Tanto y con tanta insistencia que está consiguiendo que buena parte de la población autóctona, como ocurre en España, sea capaz de creer de forma desacertada que el número de inmigrantes es muy superior al que lo es en realidad y tener una percepción negativa de la inmigración –aunque curiosamente no en lo particular-, tal como demuestran trabajos como el de la consultora 40db para El País y la Cadena Ser o el del Centre d’Estudis d’Opinió (CEO) de la Generalitat catalana e incluso los de organizaciones tan poco sospechosas como Fedea, la fábrica de ideas auspiciada por la banca española.
Sin duda, el anterior modelo capitalista fruto del fin de la II Guerra Mundial y denostado a partir de la década de los 80, cometió el gravísimo error de olvidarse del Tercer Mundo y de llevar al mismo los mismos objetivos de bienestar y servicio público que a las comunidades europeas.

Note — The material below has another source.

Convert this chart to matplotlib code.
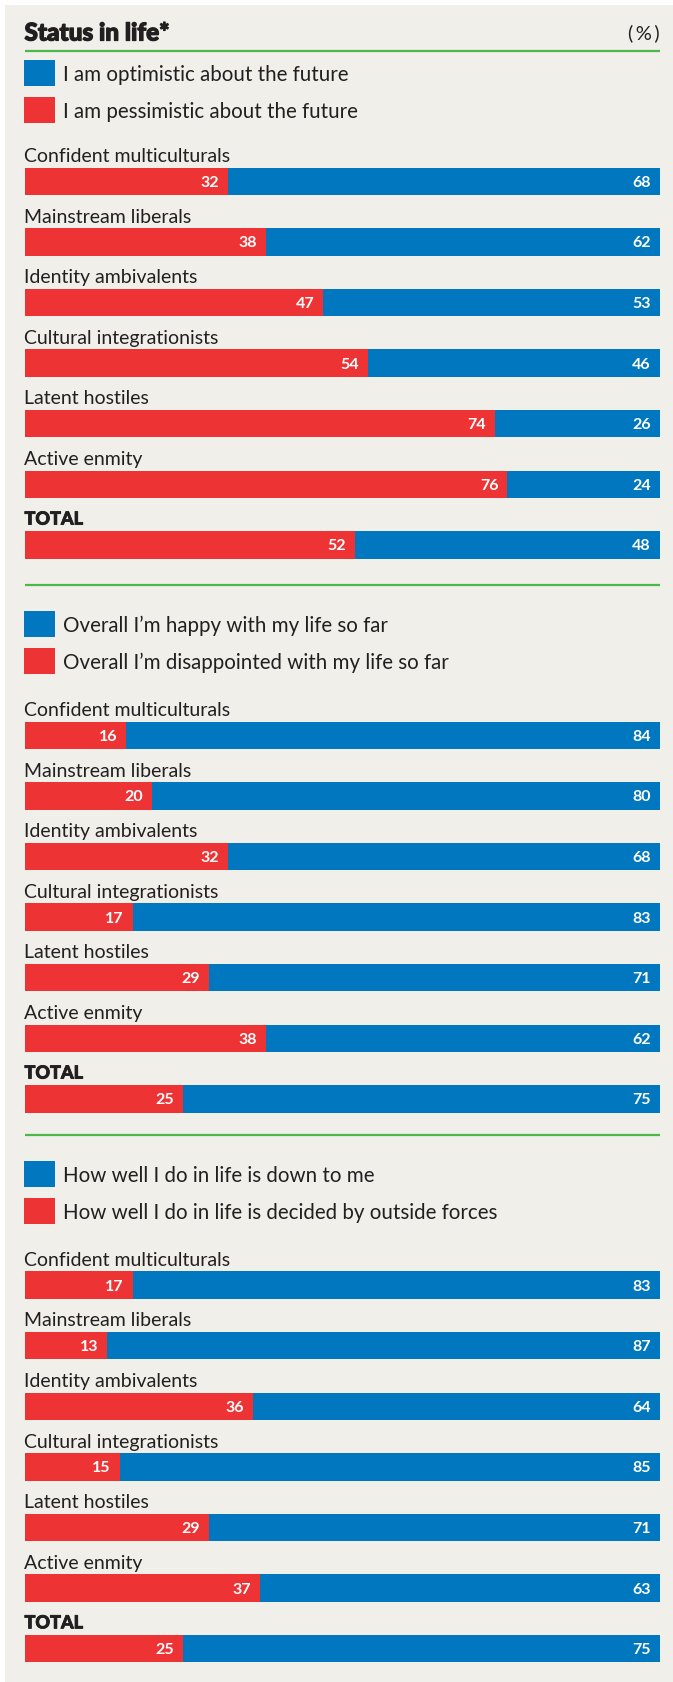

Quedó este como una mera fuente de recursos para las mismas y ahora 40 años más tarde, el estado del bienestar en Europa se derrumba a manos de la horda neoliberal y los que emigran desde el Tercer Mundo, tal como hiciera el Tercer Reich con los judíos, gitanos, homosexuales o discapacitados, se han acabado convirtiendo también en su principal chivo expiatorio.
«No hay más que una historia: la historia del hombre. Todas las historias nacionales no son más que capítulos de la mayor».
Rabindranath Tagore, poeta y filósofo bengalí (Calcuta, 1861-1941).